* **Collected data**

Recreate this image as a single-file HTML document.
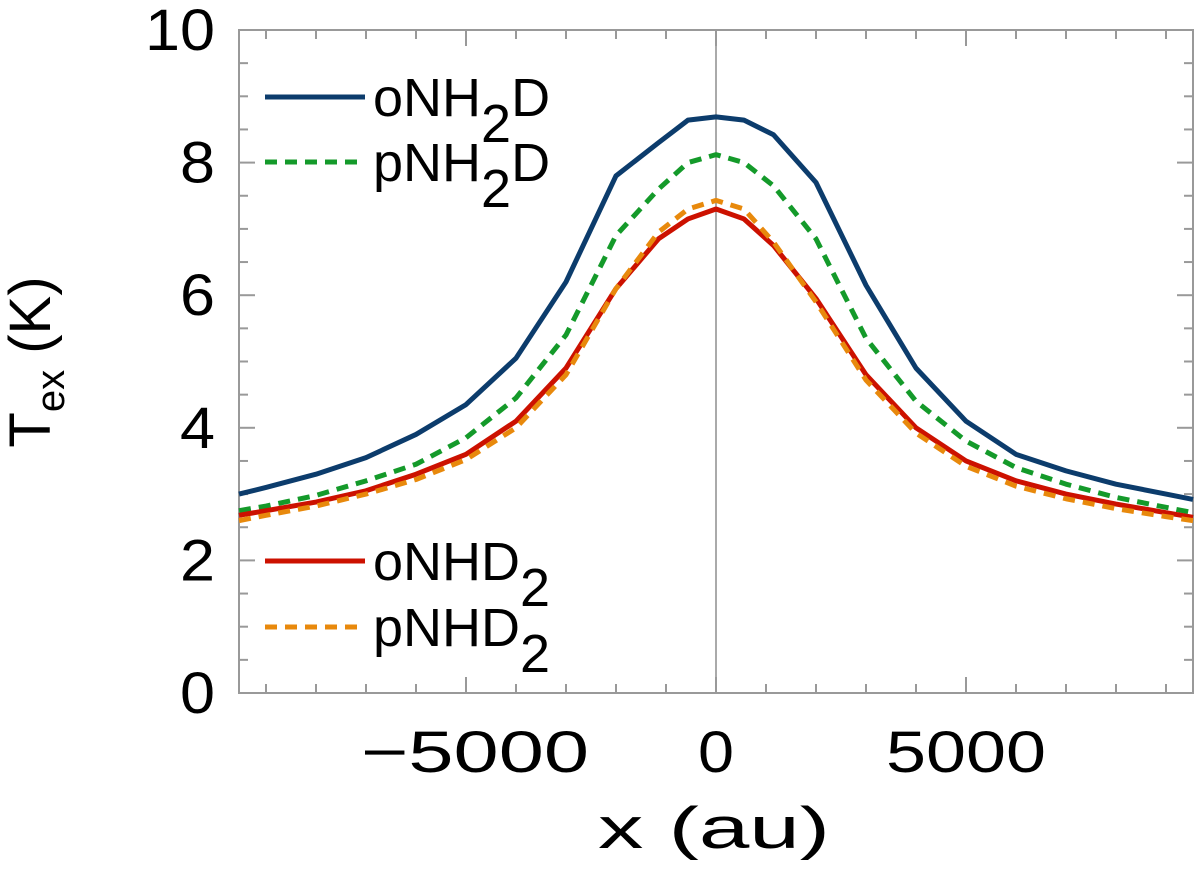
<!DOCTYPE html>
<html><head><meta charset="utf-8"><style>
body{margin:0;background:#fff}
svg text{font-family:"Liberation Sans",sans-serif;fill:#000}
</style></head><body>
<svg id="chart" width="1200" height="873" viewBox="0 0 1200 873">
<g id="axes"></g><g id="series"></g><g id="legend"></g>
</svg>
<script>
const xs=[-9540,-9000,-8000,-7000,-6000,-5000,-4000,-3000,-2000,-1150,-560,0,560,1150,2000,3000,4000,5000,6000,7000,8000,9000,9540];
const oNH2D=[3.0,3.1,3.3,3.55,3.9,4.35,5.05,6.2,7.8,8.3,8.64,8.69,8.64,8.42,7.7,6.15,4.9,4.1,3.6,3.35,3.15,3.0,2.92];
const pNH2D=[2.75,2.82,2.98,3.2,3.45,3.85,4.45,5.4,6.9,7.6,8.0,8.12,8.0,7.65,6.85,5.35,4.4,3.8,3.4,3.15,2.95,2.8,2.72];
const oNHD2=[2.68,2.75,2.88,3.05,3.3,3.6,4.1,4.9,6.1,6.85,7.15,7.3,7.15,6.75,5.95,4.8,4.0,3.5,3.2,3.0,2.85,2.72,2.65];
const pNHD2=[2.6,2.68,2.82,3.0,3.22,3.52,4.0,4.8,6.1,6.95,7.3,7.43,7.3,6.8,5.9,4.72,3.92,3.42,3.12,2.93,2.78,2.66,2.6];
const xTickLabels=[-5000,0,5000];
const yTickLabels=[0,2,4,6,8,10];
const NS="http://www.w3.org/2000/svg";
const L=239,R=1193,T=30,B=693,XMIN=-9540,XMAX=9540;
const sx=v=>L+(v-XMIN)/(XMAX-XMIN)*(R-L);
const sy=v=>B-v/10*(B-T);
function mk(tag,attrs,parent){const e=document.createElementNS(NS,tag);for(const k in attrs)e.setAttribute(k,attrs[k]);parent.appendChild(e);return e;}
const axes=document.getElementById('axes');
let fr=mk('rect',{x:L,y:T,width:R-L,height:B-T,fill:'none',stroke:'#999','stroke-width':2},axes);


let zl=mk('line',{x1:sx(0),x2:sx(0),y1:T,y2:B,stroke:'#555','stroke-width':1},axes);


for(let v=-9000;v<=9000;v+=1000){const x=sx(v),len=v%5000===0?16:9;
 mk('line',{x1:x,x2:x,y1:B,y2:B-len,stroke:'#999','stroke-width':2},axes);
 mk('line',{x1:x,x2:x,y1:T,y2:T+len,stroke:'#999','stroke-width':2},axes);}
for(let v=0;v<=10;v+=0.5){const y=sy(v),len=(v%2===0)?16:9;
 mk('line',{x1:L,x2:L+len,y1:y,y2:y,stroke:'#999','stroke-width':2},axes);
 mk('line',{x1:R,x2:R-len,y1:y,y2:y,stroke:'#999','stroke-width':2},axes);}
xTickLabels.forEach(v=>{const s=v<0?'\u2212'+Math.abs(v):String(v);
 const w=v<0?228:(v===0?36:160);
 const cx=v<0?sx(v)+9:sx(v);
 const t=mk('text',{x:cx-w/2,y:772,'font-size':58,textLength:w,lengthAdjust:'spacingAndGlyphs'},axes);t.textContent=s;
 
 });
yTickLabels.forEach(v=>{const w=v>=10?70:35;
 const t=mk('text',{x:215-w,y:sy(v)+20,'font-size':58,textLength:w,lengthAdjust:'spacingAndGlyphs'},axes);t.textContent=v;
 
 });
let xt=mk('text',{x:598,y:848,'font-size':58,textLength:232,lengthAdjust:'spacingAndGlyphs'},axes);xt.textContent='x (au)';


let yt=mk('text',{transform:'translate(50,362) rotate(-90)','font-size':58,'text-anchor':'middle'},axes);
yt.innerHTML='T<tspan font-size="40" dy="14">ex</tspan><tspan dy="-14">  (K)</tspan>';


const ser=document.getElementById('series');
const specs=[[oNH2D,'#0c3c6c',null,'line-onh2d'],[pNH2D,'#149a2a','12 8','line-pnh2d'],[oNHD2,'#cc1100',null,'line-onhd2'],[pNHD2,'#e8890c','12 8','line-pnhd2']];
specs.forEach(([d,c,dash,name])=>{const pts=xs.map((x,i)=>sx(x)+','+sy(d[i])).join(' ');
 const p=mk('polyline',{points:pts,fill:'none',stroke:c,'stroke-width':5,'stroke-linejoin':'round'},ser);
 if(dash)p.setAttribute('stroke-dasharray',dash);
 
 });
const leg=document.getElementById('legend');
const items=[[97,'#0c3c6c',null,'oNH','D','legend-onh2d'],[162,'#149a2a','12 8','pNH','D','legend-pnh2d'],[561,'#cc1100',null,'oNHD','','legend-onhd2'],[627,'#e8890c','12 8','pNHD','','legend-pnhd2']];
items.forEach(([y,c,dash,a,b,name])=>{const g=mk('g',{},leg);
 
 
 const l=mk('line',{x1:265,x2:365,y1:y,y2:y,stroke:c,'stroke-width':5},g);if(dash)l.setAttribute('stroke-dasharray',dash);
 const t=mk('text',{x:373,y:y+19,'font-size':54},g);
 t.innerHTML=a+'<tspan dy="26">2</tspan>'+(b?'<tspan dy="-26">'+b+'</tspan>':'');});
</script>
</body></html>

* **Goal**
Restate the data above word for word. Do not include the images.

* **Output of the task**
Recreate this image as a single-file HTML document.
<!DOCTYPE html>
<html><head><meta charset="utf-8"><style>
body{margin:0;background:#fff}
svg text{font-family:"Liberation Sans",sans-serif;fill:#000}
</style></head><body>
<svg id="chart" width="1200" height="873" viewBox="0 0 1200 873">
<g id="axes"></g><g id="series"></g><g id="legend"></g>
</svg>
<script>
const xs=[-9540,-9000,-8000,-7000,-6000,-5000,-4000,-3000,-2000,-1150,-560,0,560,1150,2000,3000,4000,5000,6000,7000,8000,9000,9540];
const oNH2D=[3.0,3.1,3.3,3.55,3.9,4.35,5.05,6.2,7.8,8.3,8.64,8.69,8.64,8.42,7.7,6.15,4.9,4.1,3.6,3.35,3.15,3.0,2.92];
const pNH2D=[2.75,2.82,2.98,3.2,3.45,3.85,4.45,5.4,6.9,7.6,8.0,8.12,8.0,7.65,6.85,5.35,4.4,3.8,3.4,3.15,2.95,2.8,2.72];
const oNHD2=[2.68,2.75,2.88,3.05,3.3,3.6,4.1,4.9,6.1,6.85,7.15,7.3,7.15,6.75,5.95,4.8,4.0,3.5,3.2,3.0,2.85,2.72,2.65];
const pNHD2=[2.6,2.68,2.82,3.0,3.22,3.52,4.0,4.8,6.1,6.95,7.3,7.43,7.3,6.8,5.9,4.72,3.92,3.42,3.12,2.93,2.78,2.66,2.6];
const xTickLabels=[-5000,0,5000];
const yTickLabels=[0,2,4,6,8,10];
const NS="http://www.w3.org/2000/svg";
const L=239,R=1193,T=30,B=693,XMIN=-9540,XMAX=9540;
const sx=v=>L+(v-XMIN)/(XMAX-XMIN)*(R-L);
const sy=v=>B-v/10*(B-T);
function mk(tag,attrs,parent){const e=document.createElementNS(NS,tag);for(const k in attrs)e.setAttribute(k,attrs[k]);parent.appendChild(e);return e;}
const axes=document.getElementById('axes');
let fr=mk('rect',{x:L,y:T,width:R-L,height:B-T,fill:'none',stroke:'#999','stroke-width':2},axes);


let zl=mk('line',{x1:sx(0),x2:sx(0),y1:T,y2:B,stroke:'#555','stroke-width':1},axes);


for(let v=-9000;v<=9000;v+=1000){const x=sx(v),len=v%5000===0?16:9;
 mk('line',{x1:x,x2:x,y1:B,y2:B-len,stroke:'#999','stroke-width':2},axes);
 mk('line',{x1:x,x2:x,y1:T,y2:T+len,stroke:'#999','stroke-width':2},axes);}
for(let v=0;v<=10;v+=0.5){const y=sy(v),len=(v%2===0)?16:9;
 mk('line',{x1:L,x2:L+len,y1:y,y2:y,stroke:'#999','stroke-width':2},axes);
 mk('line',{x1:R,x2:R-len,y1:y,y2:y,stroke:'#999','stroke-width':2},axes);}
xTickLabels.forEach(v=>{const s=v<0?'\u2212'+Math.abs(v):String(v);
 const w=v<0?228:(v===0?36:160);
 const cx=v<0?sx(v)+9:sx(v);
 const t=mk('text',{x:cx-w/2,y:772,'font-size':58,textLength:w,lengthAdjust:'spacingAndGlyphs'},axes);t.textContent=s;
 
 });
yTickLabels.forEach(v=>{const w=v>=10?70:35;
 const t=mk('text',{x:215-w,y:sy(v)+20,'font-size':58,textLength:w,lengthAdjust:'spacingAndGlyphs'},axes);t.textContent=v;
 
 });
let xt=mk('text',{x:598,y:848,'font-size':58,textLength:232,lengthAdjust:'spacingAndGlyphs'},axes);xt.textContent='x (au)';


let yt=mk('text',{transform:'translate(50,362) rotate(-90)','font-size':58,'text-anchor':'middle'},axes);
yt.innerHTML='T<tspan font-size="40" dy="14">ex</tspan><tspan dy="-14">  (K)</tspan>';


const ser=document.getElementById('series');
const specs=[[oNH2D,'#0c3c6c',null,'line-onh2d'],[pNH2D,'#149a2a','12 8','line-pnh2d'],[oNHD2,'#cc1100',null,'line-onhd2'],[pNHD2,'#e8890c','12 8','line-pnhd2']];
specs.forEach(([d,c,dash,name])=>{const pts=xs.map((x,i)=>sx(x)+','+sy(d[i])).join(' ');
 const p=mk('polyline',{points:pts,fill:'none',stroke:c,'stroke-width':5,'stroke-linejoin':'round'},ser);
 if(dash)p.setAttribute('stroke-dasharray',dash);
 
 });
const leg=document.getElementById('legend');
const items=[[97,'#0c3c6c',null,'oNH','D','legend-onh2d'],[162,'#149a2a','12 8','pNH','D','legend-pnh2d'],[561,'#cc1100',null,'oNHD','','legend-onhd2'],[627,'#e8890c','12 8','pNHD','','legend-pnhd2']];
items.forEach(([y,c,dash,a,b,name])=>{const g=mk('g',{},leg);
 
 
 const l=mk('line',{x1:265,x2:365,y1:y,y2:y,stroke:c,'stroke-width':5},g);if(dash)l.setAttribute('stroke-dasharray',dash);
 const t=mk('text',{x:373,y:y+19,'font-size':54},g);
 t.innerHTML=a+'<tspan dy="26">2</tspan>'+(b?'<tspan dy="-26">'+b+'</tspan>':'');});
</script>
</body></html>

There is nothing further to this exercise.